By Deb J. Holley
Deb Holley lives and works on Black Cat Acres, a produce farm that she and her family began when they found themselves wearying of the “modern” urban/suburban life, its demands, and its politics. They longed to get back to a more natural, independent, and meaningful way of living. She says that “country life is a much more natural and beneficial way for humans to live, and, if undertaken with the needs of our planet in mind, much more sustainable.”
Six years ago, the residents of Black Cat Acres decided to become commercial growers, and two years after that, they started selling their produce. As a working produce farm, there are many projects underway at all times. Most pressing at the moment is finished garlic processing (by hand!) to ready bulbs to be sacked and distributed to grocery stores and chefs — time consuming work. There’s always more to be done on a farm though, and within that long list is the need to re-test the well which they use to water the produce — a task necessary for organic certification.
Deb and her son, Royce, do most of the produce business.
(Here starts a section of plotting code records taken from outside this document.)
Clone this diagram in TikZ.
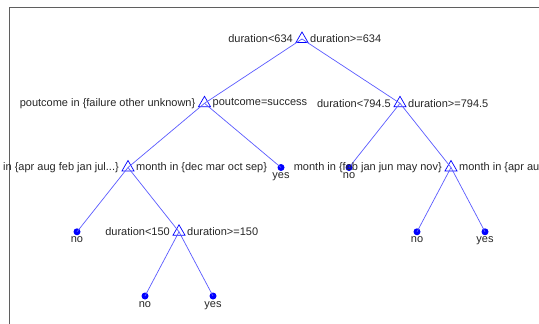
\documentclass[tikz,border=0pt]{standalone}
\usepackage{fontspec}
\setmainfont{Liberation Sans}
\usetikzlibrary{shapes.geometric}
\definecolor{treeblue}{RGB}{0,0,255}
\definecolor{branchblue}{RGB}{90,90,255}
\definecolor{framegray}{RGB}{95,95,95}
\tikzset{
  split/.style={regular polygon, regular polygon sides=3, draw=treeblue, line width=0.7pt, minimum size=14pt, inner sep=0pt},
  leaf/.style={circle, fill=treeblue, minimum size=7pt, inner sep=0pt},
  lab/.style={inner sep=0pt, text=black!85, font=\fontsize{11}{13}\selectfont},
  branch/.style={draw=branchblue, line width=0.7pt}
}

\begin{document}
\begin{tikzpicture}[x=1pt,y=-1pt]
\useasboundingbox (0,0) rectangle (539,324);
\clip (0,0) rectangle (539,324);

\draw [framegray, line width=1pt] (9,324) -- (9,7) -- (539,7);

\node[split] (n1) at (302,39) {};
\node[split] (n2) at (204.5,103.3) {};
\node[split] (n3) at (400,103.3) {};
\node[split] (n4) at (128,167.5) {};
\node[leaf] (n5) at (281,167.5) {};
\node[leaf] (n6) at (349,167.5) {};
\node[split] (n7) at (451,167.5) {};
\node[leaf] (n8) at (77,231.8) {};
\node[split] (n9) at (179,231.8) {};
\node[leaf] (n10) at (417,231.8) {};
\node[leaf] (n11) at (485,231.8) {};
\node[leaf] (n12) at (145,296) {};
\node[leaf] (n13) at (213,296) {};

\foreach \a/\b in {n1/n2,n1/n3,n2/n4,n2/n5,n3/n6,n3/n7,n4/n8,n4/n9,n7/n10,n7/n11,n9/n12,n9/n13}
  \draw [branch] (\a.center) -- (\b.center);

\node[lab, anchor=east] (l1) at ([xshift=-9pt]n1.center) {duration<634};
\node[lab, anchor=west] (r1) at ([xshift=8pt]n1.center) {duration>=634};
\node[lab, anchor=east] (l2) at ([xshift=-9pt]n2.center) {poutcome in \{failure other unknown\}};
\node[lab, anchor=west] (r2) at ([xshift=8pt]n2.center) {poutcome=success};
\node[lab, anchor=east] (l3) at ([xshift=-9pt]n3.center) {duration<794.5};
\node[lab, anchor=west] (r3) at ([xshift=8pt]n3.center) {duration>=794.5};
\node[lab, anchor=east] (l4) at ([xshift=-9pt]n4.center) {month in \{apr aug feb jan jul...\}};
\node[lab, anchor=west] (r4) at ([xshift=8pt]n4.center) {month in \{dec mar oct sep\}};
\node[lab, anchor=east] (l7) at ([xshift=-9pt]n7.center) {month in \{feb jan jun may nov\}};
\node[lab, anchor=west] (r7) at ([xshift=8pt]n7.center) {month in \{apr aug dec jul...\}};
\node[lab, anchor=east] (l9) at ([xshift=-9pt]n9.center) {duration<150};
\node[lab, anchor=west] (r9) at ([xshift=8pt]n9.center) {duration>=150};

% leaf classes
\node[lab, anchor=north] (c5) at ([yshift=-5pt]n5.center) {yes};
\node[lab, anchor=north] (c6) at ([yshift=-5pt]n6.center) {no};
\node[lab, anchor=north] (c8) at ([yshift=-5pt]n8.center) {no};
\node[lab, anchor=north] (c10) at ([yshift=-5pt]n10.center) {no};
\node[lab, anchor=north] (c11) at ([yshift=-5pt]n11.center) {yes};
\node[lab, anchor=north] (c12) at ([yshift=-5pt]n12.center) {no};
\node[lab, anchor=north] (c13) at ([yshift=-5pt]n13.center) {yes};
\end{tikzpicture}
\end{document}
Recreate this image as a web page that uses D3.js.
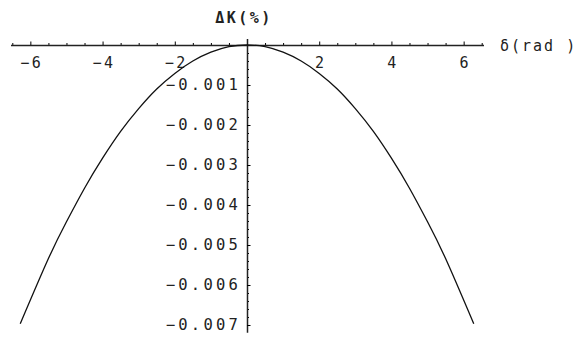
<!DOCTYPE html>
<html>
<head>
<meta charset="utf-8">
<script src="https://cdn.jsdelivr.net/npm/d3@7"></script>
<style>
  body { margin: 0; background: #fff; }
  svg text { font-family: "DejaVu Sans Mono", "Liberation Mono", monospace; fill: #222; }
</style>
</head>
<body>
<script>
// readings taken off the plotted curve
const deltaVals = [-6.28, -5.5, -5, -4.5, -4, -3.5, -3, -2.5, -2, -1.5, -1, -0.5, 0, 0.5, 1, 1.5, 2, 2.5, 3, 3.5, 4, 4.5, 5, 5.5, 6.28];
const dKVals = [-0.00697, -0.00534, -0.00442, -0.00358, -0.00283, -0.00216, -0.00159, -0.0011, -0.00071, -0.0004, -0.00018, -0.00004, 0,
  -0.00004, -0.00018, -0.0004, -0.00071, -0.0011, -0.00159, -0.00216, -0.00283, -0.00358, -0.00442, -0.00534, -0.00697];
const xTicks = [-6, -4, -2, 2, 4, 6];
const yTicks = [-0.001, -0.002, -0.003, -0.004, -0.005, -0.006, -0.007];

const width = 579, height = 343;

const svg = d3.select("body").append("svg")
    .attr("width", width)
    .attr("height", height);

const x = d3.scaleLinear().domain([-6.55, 6.55]).range([10.5, 483.5]);
const y = d3.scaleLinear().domain([0, -0.007]).range([45, 325]);

const points = deltaVals.map((d, i) => ({ x: d, y: dKVals[i] }));

// minor ticks on x axis
const xMinor = d3.range(-6.5, 6.51, 0.5).filter(v => v !== 0 && xTicks.indexOf(v) < 0);
svg.append("g")
    .attr("transform", `translate(0, ${y(0)})`)
    .call(d3.axisBottom(x).tickValues(xMinor).tickSize(-2).tickFormat(""))
    .call(g => g.select(".domain").remove());

const xAxis = svg.append("g")
    .attr("transform", `translate(0, ${y(0)})`)
    .call(d3.axisBottom(x).tickValues(xTicks).tickSize(-3.5).tickSizeOuter(0).tickPadding(12)
        .tickFormat(d => d < 0 ? "\u2212" + Math.abs(d) : d));
xAxis.select(".domain").attr("stroke", "#222").attr("stroke-width", 1.5);
xAxis.selectAll("text").attr("font-size", 15).attr("letter-spacing", 2.5).attr("dx", 1);

// y axis
const yAxisScale = y.copy().domain([0.00016, -0.00718]).range([y(0.00016), y(-0.00718)]);
svg.append("g")
    .attr("transform", `translate(${x(0)}, 0)`)
    .call(d3.axisLeft(yAxisScale).tickValues(d3.range(-0.0002, -0.00701, -0.0002).filter(v => Math.abs(v * 1000 - Math.round(v * 1000)) > 1e-6))
        .tickSize(-2).tickFormat(""))
    .call(g => g.select(".domain").remove());

const yAxis = svg.append("g")
    .attr("transform", `translate(${x(0)}, 0)`)
    .call(d3.axisLeft(yAxisScale).tickValues(yTicks).tickSize(-3.5).tickSizeOuter(0).tickPadding(6)
        .tickFormat(d => "\u2212" + d3.format(".3f")(Math.abs(d))));
yAxis.select(".domain").attr("stroke", "#222").attr("stroke-width", 1.5);
yAxis.selectAll("text").attr("font-size", 15.5).attr("letter-spacing", 3.2);

// curve
const line = d3.line()
    .curve(d3.curveNatural)
    .x(d => x(d.x)).y(d => y(d.y));
svg.append("path")
    .datum(points)
    .attr("fill", "none")
    .attr("stroke", "#111")
    .attr("stroke-width", 1.3)
    .attr("d", line);

// axis labels
svg.append("text")
    .attr("x", 244).attr("y", 23)
    .attr("text-anchor", "middle")
    .attr("font-size", 15).attr("font-weight", "bold").attr("letter-spacing", 2.5)
    .text("ΔK(%)");

svg.append("text")
    .attr("x", 500).attr("y", 51)
    .attr("font-size", 15).attr("letter-spacing", 2)
    .text("δ(rad )");
</script>
</body>
</html>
Royce does the tractor work, and they both help take care of the planting, weeding, and harvesting, while Deb does the marketing and most of the delivery. “Royce also makes beeswax candles and enjoys photography; I’ve occasionally made farm gift baskets for customers. Husband Ken is mostly retired now, but still does some of the machine repair, equipment purchases, electrical work needed, etc. He also works in his shop in the garage, making horizontal bee hives to sell, etc.”
Surrounded by a garden of greens, melons, squash, herbs, red and green yard-long beans, some tomatoes, fresh honey, and a young orchard, there are many animals that call Black Cats Acres home, and who come in handy, too. There are, of course, the black cats for which the farm is named, plus six hens (Rhode Island Red, Barred Rock, and Americanas), one rooster (Rhode Island Red), and a German shepherd, Rokie, “whose job it is to keep deer out of our gardens.”
“It’s hard to define ‘homesteader’ in today’s terms, I believe, due to all of the modern conveniences which reach every corner of our society, both physically and socially, and harder yet to make an actual living by undertaking traditional rural activities. At the current time, I would define ‘homesteader’ as one who’s heart and soul love rural living and open spaces, who enjoys spending a large amount of time outdoors on their land, and attempts to live with a minimum amount of consumption, seeking to impact our planet as little as possible.”